## Requirement
From the first line of the data below through the line holding "7.90, 7.94, 7.95];", output each line exactly and leave the pictures out.

## Information shown

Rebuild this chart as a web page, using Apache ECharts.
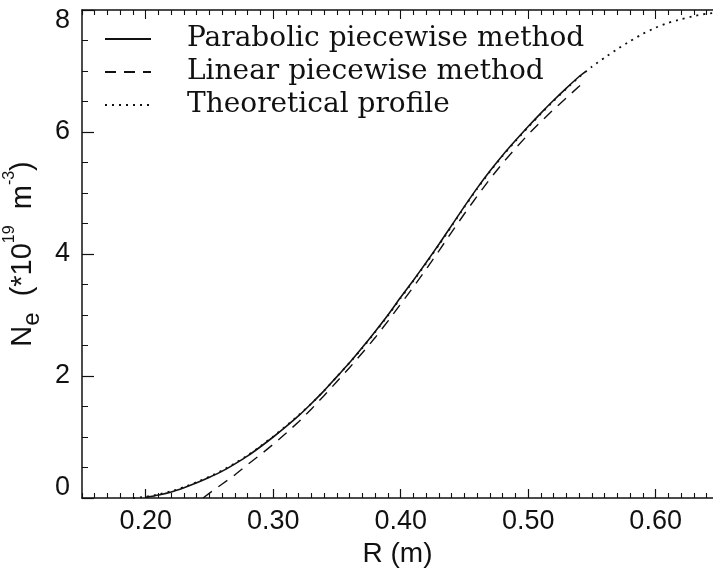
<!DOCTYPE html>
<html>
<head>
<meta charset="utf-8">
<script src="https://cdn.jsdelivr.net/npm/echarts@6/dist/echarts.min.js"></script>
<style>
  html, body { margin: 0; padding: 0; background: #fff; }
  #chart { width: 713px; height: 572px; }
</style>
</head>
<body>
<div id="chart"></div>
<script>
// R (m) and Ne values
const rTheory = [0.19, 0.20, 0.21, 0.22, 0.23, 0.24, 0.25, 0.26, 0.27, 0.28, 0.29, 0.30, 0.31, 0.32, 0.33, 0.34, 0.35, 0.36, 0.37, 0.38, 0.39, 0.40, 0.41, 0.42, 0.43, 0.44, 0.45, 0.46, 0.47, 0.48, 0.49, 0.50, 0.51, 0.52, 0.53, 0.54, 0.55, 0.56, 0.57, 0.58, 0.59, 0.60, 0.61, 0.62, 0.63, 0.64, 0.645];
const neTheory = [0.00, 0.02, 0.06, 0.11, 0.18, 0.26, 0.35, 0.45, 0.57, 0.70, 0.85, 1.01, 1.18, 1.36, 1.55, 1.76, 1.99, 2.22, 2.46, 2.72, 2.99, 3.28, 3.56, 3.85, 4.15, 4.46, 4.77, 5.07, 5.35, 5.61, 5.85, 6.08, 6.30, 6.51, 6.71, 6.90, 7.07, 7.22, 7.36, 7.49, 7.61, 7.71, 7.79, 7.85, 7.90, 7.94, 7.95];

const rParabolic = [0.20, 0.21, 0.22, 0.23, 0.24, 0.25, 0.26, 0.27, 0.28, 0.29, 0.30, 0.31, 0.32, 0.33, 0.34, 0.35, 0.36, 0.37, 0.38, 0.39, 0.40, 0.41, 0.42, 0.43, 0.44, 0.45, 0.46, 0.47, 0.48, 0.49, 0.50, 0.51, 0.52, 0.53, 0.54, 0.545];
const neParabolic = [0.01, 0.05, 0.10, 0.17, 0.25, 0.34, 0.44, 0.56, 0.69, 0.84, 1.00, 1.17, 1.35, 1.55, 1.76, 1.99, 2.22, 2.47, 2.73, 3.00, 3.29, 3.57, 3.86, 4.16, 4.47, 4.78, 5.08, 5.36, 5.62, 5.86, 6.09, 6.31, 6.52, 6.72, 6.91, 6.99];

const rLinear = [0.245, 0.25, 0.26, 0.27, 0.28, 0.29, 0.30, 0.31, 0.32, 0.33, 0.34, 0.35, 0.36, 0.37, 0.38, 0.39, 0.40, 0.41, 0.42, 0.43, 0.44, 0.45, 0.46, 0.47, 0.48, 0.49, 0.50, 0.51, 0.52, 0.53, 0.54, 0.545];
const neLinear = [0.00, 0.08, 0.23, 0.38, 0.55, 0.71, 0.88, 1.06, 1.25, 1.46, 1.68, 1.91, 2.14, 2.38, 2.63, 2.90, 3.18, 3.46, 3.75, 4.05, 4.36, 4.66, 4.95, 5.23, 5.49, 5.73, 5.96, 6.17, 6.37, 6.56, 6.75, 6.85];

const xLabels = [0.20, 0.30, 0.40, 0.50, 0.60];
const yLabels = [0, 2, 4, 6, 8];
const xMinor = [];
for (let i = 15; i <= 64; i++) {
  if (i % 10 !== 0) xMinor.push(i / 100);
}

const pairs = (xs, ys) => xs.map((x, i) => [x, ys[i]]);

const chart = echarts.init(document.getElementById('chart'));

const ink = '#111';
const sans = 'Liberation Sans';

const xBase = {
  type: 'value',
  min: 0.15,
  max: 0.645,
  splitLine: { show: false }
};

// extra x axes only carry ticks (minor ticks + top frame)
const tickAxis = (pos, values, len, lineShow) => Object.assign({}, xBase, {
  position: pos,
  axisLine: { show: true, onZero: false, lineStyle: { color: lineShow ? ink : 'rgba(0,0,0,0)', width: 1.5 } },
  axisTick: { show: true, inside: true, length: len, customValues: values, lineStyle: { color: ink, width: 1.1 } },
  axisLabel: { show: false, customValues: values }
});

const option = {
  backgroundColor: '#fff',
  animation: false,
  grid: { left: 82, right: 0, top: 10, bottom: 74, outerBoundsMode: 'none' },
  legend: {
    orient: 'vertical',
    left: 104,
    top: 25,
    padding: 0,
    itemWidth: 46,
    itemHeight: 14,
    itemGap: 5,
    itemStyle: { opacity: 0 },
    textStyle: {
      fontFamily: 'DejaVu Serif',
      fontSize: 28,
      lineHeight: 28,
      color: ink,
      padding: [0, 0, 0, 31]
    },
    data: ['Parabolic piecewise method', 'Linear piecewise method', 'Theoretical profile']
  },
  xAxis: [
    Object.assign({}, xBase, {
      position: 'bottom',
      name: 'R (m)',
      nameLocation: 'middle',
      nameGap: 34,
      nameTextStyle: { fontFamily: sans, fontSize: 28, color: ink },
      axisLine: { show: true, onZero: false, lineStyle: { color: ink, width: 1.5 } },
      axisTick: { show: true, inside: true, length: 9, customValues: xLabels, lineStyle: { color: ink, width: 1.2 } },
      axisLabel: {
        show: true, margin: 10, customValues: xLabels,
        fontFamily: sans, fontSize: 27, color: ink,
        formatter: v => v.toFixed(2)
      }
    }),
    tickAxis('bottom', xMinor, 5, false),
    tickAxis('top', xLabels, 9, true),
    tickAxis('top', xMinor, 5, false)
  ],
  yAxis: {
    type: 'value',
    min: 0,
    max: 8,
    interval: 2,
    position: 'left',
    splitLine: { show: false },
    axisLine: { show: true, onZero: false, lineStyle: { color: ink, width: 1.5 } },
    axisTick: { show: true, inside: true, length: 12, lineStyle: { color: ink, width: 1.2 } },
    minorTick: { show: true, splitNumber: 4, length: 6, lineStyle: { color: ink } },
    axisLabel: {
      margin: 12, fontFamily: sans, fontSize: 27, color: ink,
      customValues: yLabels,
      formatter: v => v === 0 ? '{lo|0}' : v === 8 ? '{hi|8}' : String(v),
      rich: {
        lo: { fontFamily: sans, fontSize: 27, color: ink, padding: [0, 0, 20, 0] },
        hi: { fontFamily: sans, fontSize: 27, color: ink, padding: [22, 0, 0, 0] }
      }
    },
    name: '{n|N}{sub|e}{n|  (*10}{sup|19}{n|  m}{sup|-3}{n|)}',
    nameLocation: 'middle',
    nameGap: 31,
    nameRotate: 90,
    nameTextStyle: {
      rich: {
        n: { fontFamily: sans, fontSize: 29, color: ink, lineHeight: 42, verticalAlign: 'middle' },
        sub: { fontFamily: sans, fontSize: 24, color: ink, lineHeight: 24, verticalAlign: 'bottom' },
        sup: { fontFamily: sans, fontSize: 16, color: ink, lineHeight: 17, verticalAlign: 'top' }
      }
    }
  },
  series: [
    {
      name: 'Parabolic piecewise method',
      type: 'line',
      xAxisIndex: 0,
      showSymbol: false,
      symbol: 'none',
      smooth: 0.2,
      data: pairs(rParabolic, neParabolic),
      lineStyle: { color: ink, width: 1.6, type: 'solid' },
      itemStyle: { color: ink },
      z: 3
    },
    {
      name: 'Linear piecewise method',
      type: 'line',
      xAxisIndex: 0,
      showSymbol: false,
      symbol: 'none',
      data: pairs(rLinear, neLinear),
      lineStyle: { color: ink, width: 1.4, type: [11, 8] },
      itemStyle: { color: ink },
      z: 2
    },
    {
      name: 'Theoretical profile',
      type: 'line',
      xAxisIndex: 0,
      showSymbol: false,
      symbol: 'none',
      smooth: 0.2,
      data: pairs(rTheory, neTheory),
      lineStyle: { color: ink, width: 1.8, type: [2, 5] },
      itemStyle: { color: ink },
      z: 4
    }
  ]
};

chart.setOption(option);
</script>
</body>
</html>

## Written solution
Rebuild this chart as a web page, using Apache ECharts.
<!DOCTYPE html>
<html>
<head>
<meta charset="utf-8">
<script src="https://cdn.jsdelivr.net/npm/echarts@6/dist/echarts.min.js"></script>
<style>
  html, body { margin: 0; padding: 0; background: #fff; }
  #chart { width: 713px; height: 572px; }
</style>
</head>
<body>
<div id="chart"></div>
<script>
// R (m) and Ne values
const rTheory = [0.19, 0.20, 0.21, 0.22, 0.23, 0.24, 0.25, 0.26, 0.27, 0.28, 0.29, 0.30, 0.31, 0.32, 0.33, 0.34, 0.35, 0.36, 0.37, 0.38, 0.39, 0.40, 0.41, 0.42, 0.43, 0.44, 0.45, 0.46, 0.47, 0.48, 0.49, 0.50, 0.51, 0.52, 0.53, 0.54, 0.55, 0.56, 0.57, 0.58, 0.59, 0.60, 0.61, 0.62, 0.63, 0.64, 0.645];
const neTheory = [0.00, 0.02, 0.06, 0.11, 0.18, 0.26, 0.35, 0.45, 0.57, 0.70, 0.85, 1.01, 1.18, 1.36, 1.55, 1.76, 1.99, 2.22, 2.46, 2.72, 2.99, 3.28, 3.56, 3.85, 4.15, 4.46, 4.77, 5.07, 5.35, 5.61, 5.85, 6.08, 6.30, 6.51, 6.71, 6.90, 7.07, 7.22, 7.36, 7.49, 7.61, 7.71, 7.79, 7.85, 7.90, 7.94, 7.95];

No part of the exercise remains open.